ヒル1匹の値段は200円~3000円と幅があるようである。
無菌で育てる医療用ヒルだと値段は高くなるのかもしれない。
ヒルを使った吸血も「瀉血」とみなされており、「瀉血」は医師法に関わってくるので、一般の方は自分で行う分には構わないが、商売としてはできないことをご注意願いたい。
なお、溶血作用が強いので妊婦、小児等への使用はさらなる注意が必要である。
上述のように、瀉血作用が長時間続くのであれば、本当に気をつけなければならない。
基本的に専門家に相談するのが賢明であろう。
一方、漢方としての水蛭はどうだろうか。
一口にヒルといってもその種類は日本には約60種、世界には450種とも500種を超えるとも言われている。
その中で医療用とされるのはたったの3種類だとか。
ヒルは動物の血液を吸って体内に取り込むと、6~8ヶ月もの時間をかけて消化するのだという。
非常に効率的な栄養摂取である。
その間、取り込んだ血液が固まらずに鮮度を保ち続けさせることができることこそヒルの特殊能力であり、上記で出てきた「ヒルディン」によるものである。
「血液をサラサラにします」とうたう素材が数ある中で、流れをきれいにし、固まりを溶かし、壁の老化を防ぎ、丈夫にする。
これら複合要素を合わせもつ素材はまずないと下記のサイトで述べられている。
ヒルを粉末状にして服用するらしい。
ナットウキナーゼや赤ミミズなどよりも高効果なのだそうだ。
https://www.ebiya.ne.jp/suitetsu
ヒルディンは1904年にイギリスの科学者ジャコビーによって医療用水蛭から抽出され命名された。
ヘパリンが1916年に発見されるまでは唯一の血液抗凝固剤だったとか。
現在では大量の薬理実験を通じて世界で最も有効かつ安全な、天然の凝結抑制酵素剤であると証明され、近い将来心臓や脳に関する血管疾患の治療に用いられ、ペニシリンのように一般に普及すると予測する人もいる。
なんでも「体内循環の申し子」とまで呼ばれているというから、その期待度は半端ではない。
覚えておいて損はないだろう。
それにしてもかつては民間療法として広く行われていた「ヒル治療」や「瀉血治療」。
それを生業にしようとすると、安全性やら西洋医学からの様々な思惑の中で医者にしか「行える権限」は与えられなくなった。
ではその医者はそれらの技術を存分に生かすかというとごく限られた人たちしかやろうとしない。

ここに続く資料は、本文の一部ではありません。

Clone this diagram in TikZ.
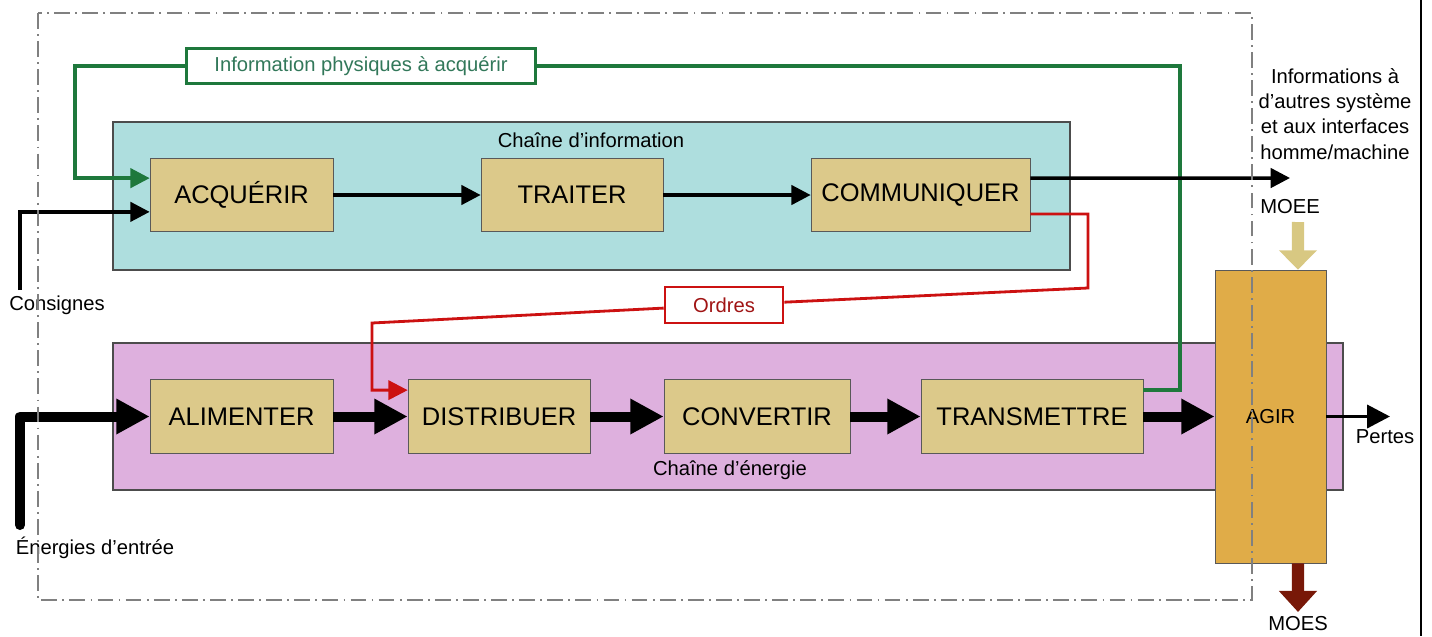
\documentclass[tikz,border=0pt]{standalone}
\usepackage{fontspec}
\setmainfont{Liberation Sans}
\usetikzlibrary{arrows.meta,positioning,calc}

\definecolor{infofill}{RGB}{174,222,222}
\definecolor{enerfill}{RGB}{222,176,222}
\definecolor{boxfill}{RGB}{220,201,138}
\definecolor{agirfill}{RGB}{224,172,72}
\definecolor{vert}{RGB}{30,120,60}
\definecolor{verttxt}{RGB}{50,120,90}
\definecolor{rouge}{RGB}{204,17,17}
\definecolor{rougetxt}{RGB}{160,20,20}
\definecolor{moee}{RGB}{216,200,130}
\definecolor{moes}{RGB}{120,24,8}

\begin{document}
\begin{tikzpicture}[x=0.02cm, y=-0.02cm,
  fonction/.style={draw=gray!70!black, fill=boxfill, minimum height=1.47cm, inner sep=0pt, font=\fontsize{14.5}{17}\selectfont},
  etiq/.style={font=\fontsize{11.5}{14.3}\selectfont, inner sep=1pt},
  info/.style={-{Triangle[length=11pt,width=11pt]}, line width=2pt},
  energie/.style={-{Triangle[length=19pt,width=19pt]}, line width=5.7pt},
  chaine/.style={draw=gray!60!black, line width=0.8pt}]

\useasboundingbox (0,0) rectangle (1432,636);

% the two chains
\draw[chaine, fill=infofill] (113,122) rectangle (1070,270);
\draw[chaine, fill=enerfill] (113,343) rectangle (1343,490);
\node[etiq] (titinfo) at (591,140) {Chaîne d’information};
\node[etiq] (titener) at (730,470) {Chaîne d’énergie};

% information chain
\node[fonction, minimum width=3.66cm] (acq) at (241.5,195) {ACQUÉRIR};
\node[fonction, minimum width=3.64cm] (trait) at (572,195) {TRAITER};
\node[fonction, minimum width=4.38cm] (comm) at (920.5,195) {COMMUNIQUER};

% energy chain
\node[fonction, minimum width=3.66cm] (alim) at (241.5,416.5) {ALIMENTER};
\node[fonction, minimum width=3.64cm] (distr) at (499,416.5) {DISTRIBUER};
\node[fonction, minimum width=3.72cm] (conv) at (757,416.5) {CONVERTIR};
\node[fonction, minimum width=4.44cm] (trans) at (1032,416.5) {TRANSMETTRE};
\node[fonction, fill=agirfill, minimum width=2.22cm, minimum height=5.86cm, font=\fontsize{11.5}{14}\selectfont] (agir) at (1270.5,416.5) {AGIR};

\draw[info] (acq) -- (trait);
\draw[info] (trait) -- (comm);
\draw[energie] (alim) -- (distr);
\draw[energie] (distr) -- (conv);
\draw[energie] (conv) -- (trans);
\draw[energie] (trans) -- (agir);

% inputs
\coordinate (cons) at (20,290);
\coordinate (ener) at (20,525);
\node[etiq] (consignes) at (57,305) {Consignes};
\node[etiq] (enertxt) at (95,548) {Énergies d’entrée};
\draw[info] (cons) |- ([yshift=-9.6pt]acq.west);
\draw[energie, line join=round, line cap=round] (ener) |- (alim.west);

% feedback and orders
\node[etiq, draw=vert, line width=1.7pt, fill=white, text=verttxt, minimum width=7cm, minimum height=0.7cm] (infophys) at (361,66) {Information physiques à acquérir};
\draw[info, vert] ([yshift=15pt]trans.east) -| (1180,66) -- (infophys)
  (infophys) -- (75,66) |- ([yshift=9.6pt]acq.west);

\node[etiq, draw=rouge, line width=1.5pt, fill=white, text=rougetxt, minimum width=2.36cm, minimum height=0.72cm] (ordres) at (724,305) {Ordres};
\draw[info, rouge, line width=1.6pt] ([yshift=-10.8pt]comm.east) -| (1088,288) -- (ordres)
  (ordres) -- (372,323) |- ([yshift=15pt]distr.west);

% outputs
\coordinate (infout) at (1290,178);
\draw[info] ([yshift=9.6pt]comm.east) -- (infout);
\node[etiq, align=center] (infotxt) at (1335,114) {Informations à\\d’autres système\\et aux interfaces\\homme/machine};

\node[etiq] (moeetxt) at (1290,207) {MOEE};
\coordinate (moeein) at (1298,222);
\draw[-{Triangle[length=11pt,width=21pt]}, line width=7pt, moee] (moeein) -- ([xshift=15.6pt]agir.north);

\coordinate (moesout) at (1298,612);
\draw[-{Triangle[length=12pt,width=21pt]}, line width=7pt, moes] ([xshift=15.6pt]agir.south) -- (moesout);
\node[etiq] (moestxt) at (1298,624) {MOES};

\coordinate (pertout) at (1390,416.5);
\draw[-{Triangle[length=13pt,width=13pt]}, line width=2.2pt] (agir.east) -- (pertout);
\node[etiq] (pertes) at (1385,437) {Pertes};

% system boundary
\draw[gray, line width=0.8pt, dash pattern=on 9pt off 3pt on 1pt off 3pt] (38,13) rectangle (1252,600);
\draw[line width=1.5pt] (1421,0) -- (1421,636);
\end{tikzpicture}
\end{document}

そもそも教育過程ではそれらを教えられることはないし、根本的に東洋医学を下に見ているからだろう。
そんな中で優れたものが失われていく。
何ともったいないことだろうか。
法律は人間が作るもの。
救急救命士が法律上行えることを増やし救命率を上げたように、鍼灸師にも施術条件を設けても構わないので門戸を広げて、医療文化を残せるようにしてはどうだろうか。